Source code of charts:
○ ○ ○ ○ ○

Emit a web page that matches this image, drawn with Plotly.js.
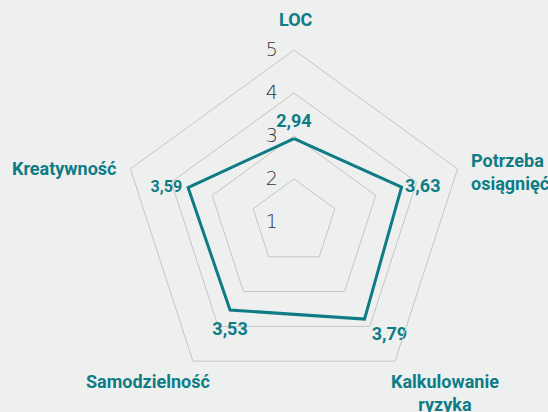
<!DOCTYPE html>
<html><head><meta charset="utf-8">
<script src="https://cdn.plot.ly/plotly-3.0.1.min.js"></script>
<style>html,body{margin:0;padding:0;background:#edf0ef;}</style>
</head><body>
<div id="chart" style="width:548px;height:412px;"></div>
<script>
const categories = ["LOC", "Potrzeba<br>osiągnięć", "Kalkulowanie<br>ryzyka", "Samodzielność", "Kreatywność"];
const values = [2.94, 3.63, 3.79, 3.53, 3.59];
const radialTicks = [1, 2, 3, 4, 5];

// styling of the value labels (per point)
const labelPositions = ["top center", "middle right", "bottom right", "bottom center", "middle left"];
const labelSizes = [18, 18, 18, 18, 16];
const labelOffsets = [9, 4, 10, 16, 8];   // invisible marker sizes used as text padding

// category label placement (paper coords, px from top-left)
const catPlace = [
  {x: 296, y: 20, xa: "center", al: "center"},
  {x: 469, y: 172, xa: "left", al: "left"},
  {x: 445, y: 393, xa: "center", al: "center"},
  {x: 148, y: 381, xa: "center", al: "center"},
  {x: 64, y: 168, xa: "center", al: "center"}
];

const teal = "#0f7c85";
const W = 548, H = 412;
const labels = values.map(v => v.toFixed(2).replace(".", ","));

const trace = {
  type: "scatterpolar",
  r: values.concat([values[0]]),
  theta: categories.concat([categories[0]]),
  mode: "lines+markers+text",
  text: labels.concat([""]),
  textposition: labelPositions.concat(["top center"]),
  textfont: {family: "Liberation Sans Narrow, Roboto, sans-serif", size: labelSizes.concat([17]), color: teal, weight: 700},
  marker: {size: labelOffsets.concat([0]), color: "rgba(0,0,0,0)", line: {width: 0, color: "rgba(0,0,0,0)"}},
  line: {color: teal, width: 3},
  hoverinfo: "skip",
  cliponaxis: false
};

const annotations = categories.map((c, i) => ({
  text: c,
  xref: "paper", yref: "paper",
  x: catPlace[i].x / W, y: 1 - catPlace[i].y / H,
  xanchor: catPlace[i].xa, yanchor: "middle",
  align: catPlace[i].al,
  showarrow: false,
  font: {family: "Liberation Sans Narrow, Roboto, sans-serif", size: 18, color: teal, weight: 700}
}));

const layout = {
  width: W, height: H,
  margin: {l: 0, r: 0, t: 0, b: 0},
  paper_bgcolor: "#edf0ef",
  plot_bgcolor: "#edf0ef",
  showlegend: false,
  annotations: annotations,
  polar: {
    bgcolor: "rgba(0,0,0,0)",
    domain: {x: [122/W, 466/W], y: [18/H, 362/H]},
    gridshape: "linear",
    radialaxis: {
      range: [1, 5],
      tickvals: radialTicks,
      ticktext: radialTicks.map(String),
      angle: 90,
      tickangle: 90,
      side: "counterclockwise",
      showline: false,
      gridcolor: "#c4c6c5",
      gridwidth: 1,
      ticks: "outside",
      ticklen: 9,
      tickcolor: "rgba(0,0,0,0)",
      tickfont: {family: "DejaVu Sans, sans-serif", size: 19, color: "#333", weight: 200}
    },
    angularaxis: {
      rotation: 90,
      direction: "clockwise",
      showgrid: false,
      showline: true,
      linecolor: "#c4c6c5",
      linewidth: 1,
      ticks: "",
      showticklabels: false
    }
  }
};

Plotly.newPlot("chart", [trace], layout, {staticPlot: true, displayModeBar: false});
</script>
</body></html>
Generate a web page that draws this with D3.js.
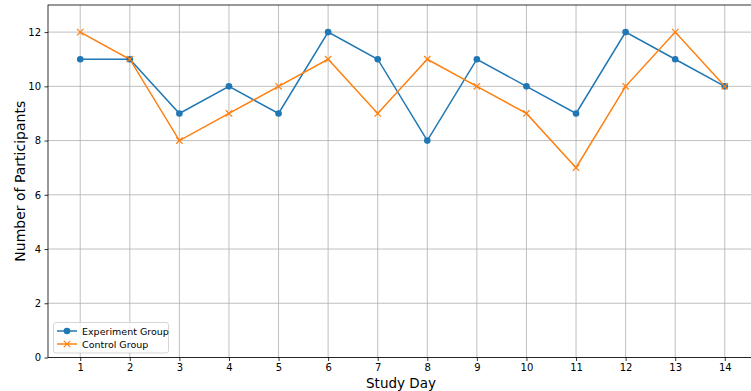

○ ○ ○ ○ ○

» GOAL: Return all lines with the word "page" in them.

» RESPONSE FOR THIS EXERCISE:
Emit a web page that matches this image, drawn with Plotly.js.
Generate a web page that draws this with D3.js.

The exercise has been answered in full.